Loki’s key is… well, key. It’s the driving force behind all the players in this game – those who’ve been in the long-game and those who’ve just sat down at the table. Jal and Snorri’s isn’t an easy journey, not by any stretch of the imagination. The Dead King wants them (and Loki’s key), and sets monsters, Unborn, mercenaries and necromancer on their tail. (Now there’s a sentence I never thought I’d write.) There are battles and skirmishes pretty much the whole way to the Bitter Ice, but those pale in comparison to the combat at the Black Fort. It’s all or nothing here, and while this is Snorri’s way, it sure ain’t Jal’s but… nah, you’re just going to have to sell your own sleep to Lawrence to find out.

Lawrence has interwoven many a sub-plot, but take note of the word ‘interwoven’ – the foreshadowing for future… events is often a subtle nudge but it all comes together nicely, and there’s no doubt some of these will be continued in the next book.
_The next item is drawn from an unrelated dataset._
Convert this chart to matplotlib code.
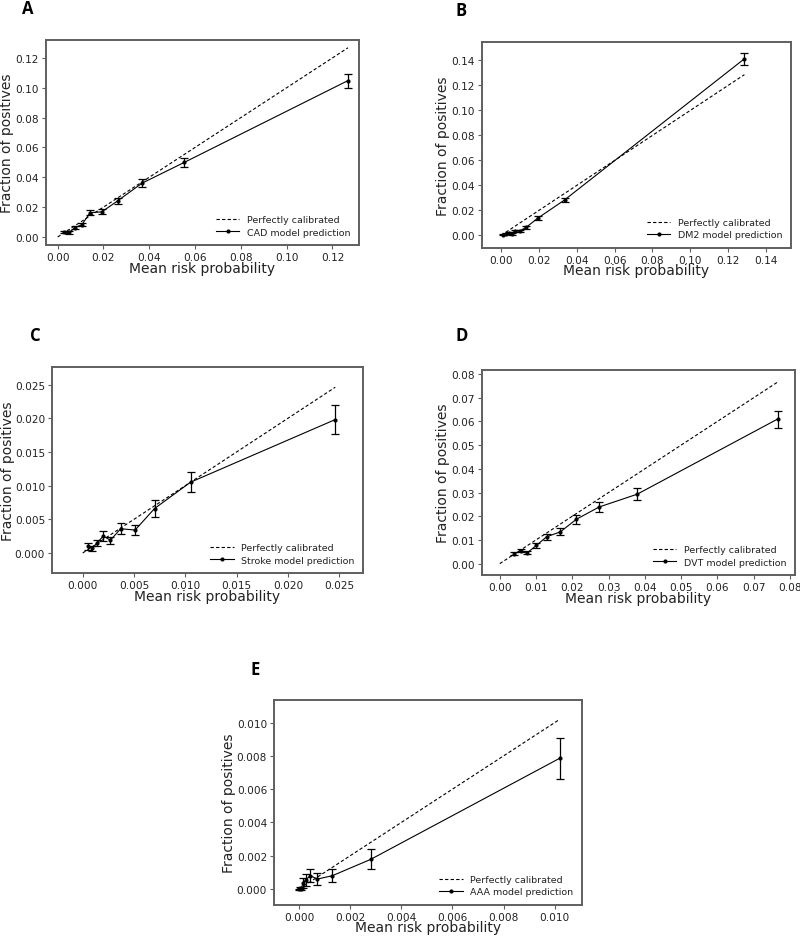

The Red Queen’s War is the long game, and so too is Lawrence plotting – there’s… stuff to be resolved, big stuff, and questions that need answering and secrets to be divulged. There’s magic, both dark and light, and not all is as it seems… at least I think not… or maybe I do…

All I know is that Mark Lawrence is waiting in the wings, a copy of The Liar’s Key in one hand and my hours of sleep in his other.

On a Goodreads scale, I give this five stars (and my supposed sanity).